Challenge: Write out the listing below exactly, and omit any images you find in it.

Data segment:
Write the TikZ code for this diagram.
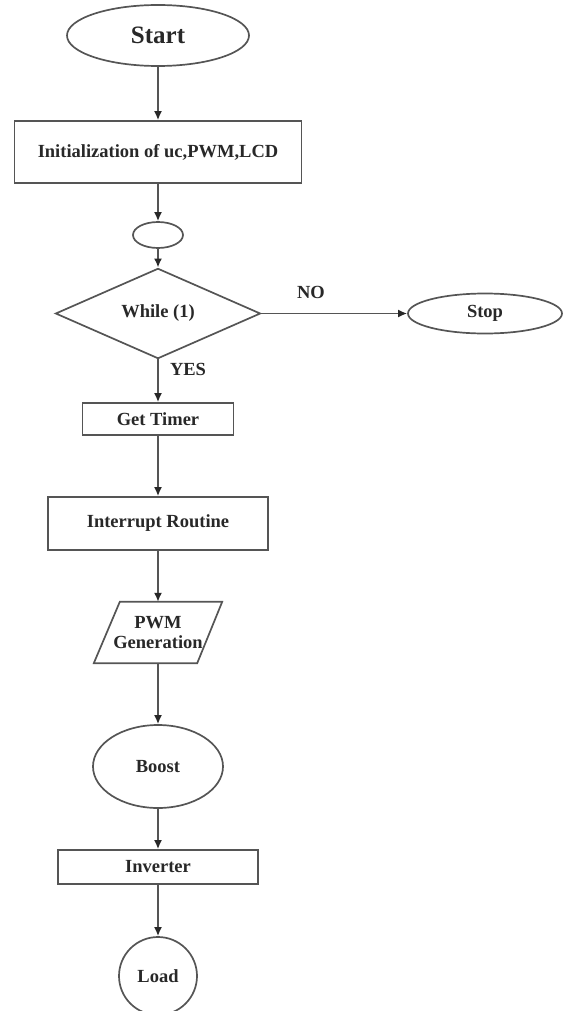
\documentclass[tikz,border=0pt]{standalone}
\usepackage{fontspec}
\setmainfont{Liberation Serif}
\usetikzlibrary{shapes.geometric,arrows.meta}
\definecolor{ln}{HTML}{555555}
\definecolor{tx}{HTML}{282828}
\begin{document}
\begin{tikzpicture}[x=1pt,y=-1pt,
  every node/.style={font=\bfseries\fontsize{18.5}{21}\selectfont, text=tx, inner sep=0pt},
  box/.style={draw=ln, line width=1.7pt, rectangle},
  oval/.style={draw=ln, line width=1.7pt, ellipse},
  arr/.style={draw=ln, line width=1.7pt, -{Latex[length=9pt,width=8pt,color=tx]}},
  lbl/.style={font=\bfseries\fontsize{18.5}{21}\selectfont}
]
\useasboundingbox (0,0) rectangle (581,1011);
\node[oval, minimum width=182, minimum height=61, font=\bfseries\fontsize{25}{28}\selectfont] (start) at (158,35.5) {Start};
\node[box, minimum width=287, minimum height=62] (init) at (158,152) {Initialization of uc,PWM,LCD};
\node[oval, minimum width=50, minimum height=26] (join) at (158,235) {};
\node[draw=ln, line width=1.7pt, diamond, minimum width=205, minimum height=73] (while) at (158,313.5) {While (1)};
\node[oval, minimum width=154, minimum height=40] (stop) at (485,313.5) {Stop};
\node[box, minimum width=151, minimum height=32] (timer) at (158,419) {Get Timer};
\node[box, minimum width=220, minimum height=53] (intr) at (158,523.5) {Interrupt Routine};
\node[minimum width=128, minimum height=61, align=center] (pwm) at (158,632.5) {PWM\\[-1pt]Generation};
\draw[ln, line width=1.7pt] (pwm.south west) -- ([xshift=26]pwm.north west) -- (pwm.north east) -- ([xshift=-25]pwm.south east) -- cycle;
\node[oval, minimum width=130, minimum height=83] (boost) at (158,766.5) {Boost};
\node[box, minimum width=200, minimum height=34] (inv) at (158,867) {Inverter};
\node[draw=ln, line width=1.7pt, circle, minimum size=78] (load) at (158,976) {Load};
\node[lbl] (no) at (311,292) {NO};
\node[lbl] (yes) at (188,369) {YES};
\draw[arr] (start.south) -- (init.north);
\draw[arr] (init.south) -- (join.north);
\draw[arr] (join.south) -- (while.north);
\draw[arr] (while.east) -- (stop.west);
\draw[arr] (while.south) -- (timer.north);
\draw[arr] (timer.south) -- (intr.north);
\draw[arr] (intr.south) -- (pwm.north);
\draw[arr] (pwm.south) -- (boost.north);
\draw[arr] (boost.south) -- (inv.north);
\draw[arr] (inv.south) -- (load.north);
\end{tikzpicture}
\end{document}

Completed exercise:
Write the TikZ code for this diagram.
\documentclass[tikz,border=0pt]{standalone}
\usepackage{fontspec}
\setmainfont{Liberation Serif}
\usetikzlibrary{shapes.geometric,arrows.meta}
\definecolor{ln}{HTML}{555555}
\definecolor{tx}{HTML}{282828}
\begin{document}
\begin{tikzpicture}[x=1pt,y=-1pt,
  every node/.style={font=\bfseries\fontsize{18.5}{21}\selectfont, text=tx, inner sep=0pt},
  box/.style={draw=ln, line width=1.7pt, rectangle},
  oval/.style={draw=ln, line width=1.7pt, ellipse},
  arr/.style={draw=ln, line width=1.7pt, -{Latex[length=9pt,width=8pt,color=tx]}},
  lbl/.style={font=\bfseries\fontsize{18.5}{21}\selectfont}
]
\useasboundingbox (0,0) rectangle (581,1011);
\node[oval, minimum width=182, minimum height=61, font=\bfseries\fontsize{25}{28}\selectfont] (start) at (158,35.5) {Start};
\node[box, minimum width=287, minimum height=62] (init) at (158,152) {Initialization of uc,PWM,LCD};
\node[oval, minimum width=50, minimum height=26] (join) at (158,235) {};
\node[draw=ln, line width=1.7pt, diamond, minimum width=205, minimum height=73] (while) at (158,313.5) {While (1)};
\node[oval, minimum width=154, minimum height=40] (stop) at (485,313.5) {Stop};
\node[box, minimum width=151, minimum height=32] (timer) at (158,419) {Get Timer};
\node[box, minimum width=220, minimum height=53] (intr) at (158,523.5) {Interrupt Routine};
\node[minimum width=128, minimum height=61, align=center] (pwm) at (158,632.5) {PWM\\[-1pt]Generation};
\draw[ln, line width=1.7pt] (pwm.south west) -- ([xshift=26]pwm.north west) -- (pwm.north east) -- ([xshift=-25]pwm.south east) -- cycle;
\node[oval, minimum width=130, minimum height=83] (boost) at (158,766.5) {Boost};
\node[box, minimum width=200, minimum height=34] (inv) at (158,867) {Inverter};
\node[draw=ln, line width=1.7pt, circle, minimum size=78] (load) at (158,976) {Load};
\node[lbl] (no) at (311,292) {NO};
\node[lbl] (yes) at (188,369) {YES};
\draw[arr] (start.south) -- (init.north);
\draw[arr] (init.south) -- (join.north);
\draw[arr] (join.south) -- (while.north);
\draw[arr] (while.east) -- (stop.west);
\draw[arr] (while.south) -- (timer.north);
\draw[arr] (timer.south) -- (intr.north);
\draw[arr] (intr.south) -- (pwm.north);
\draw[arr] (pwm.south) -- (boost.north);
\draw[arr] (boost.south) -- (inv.north);
\draw[arr] (inv.south) -- (load.north);
\end{tikzpicture}
\end{document}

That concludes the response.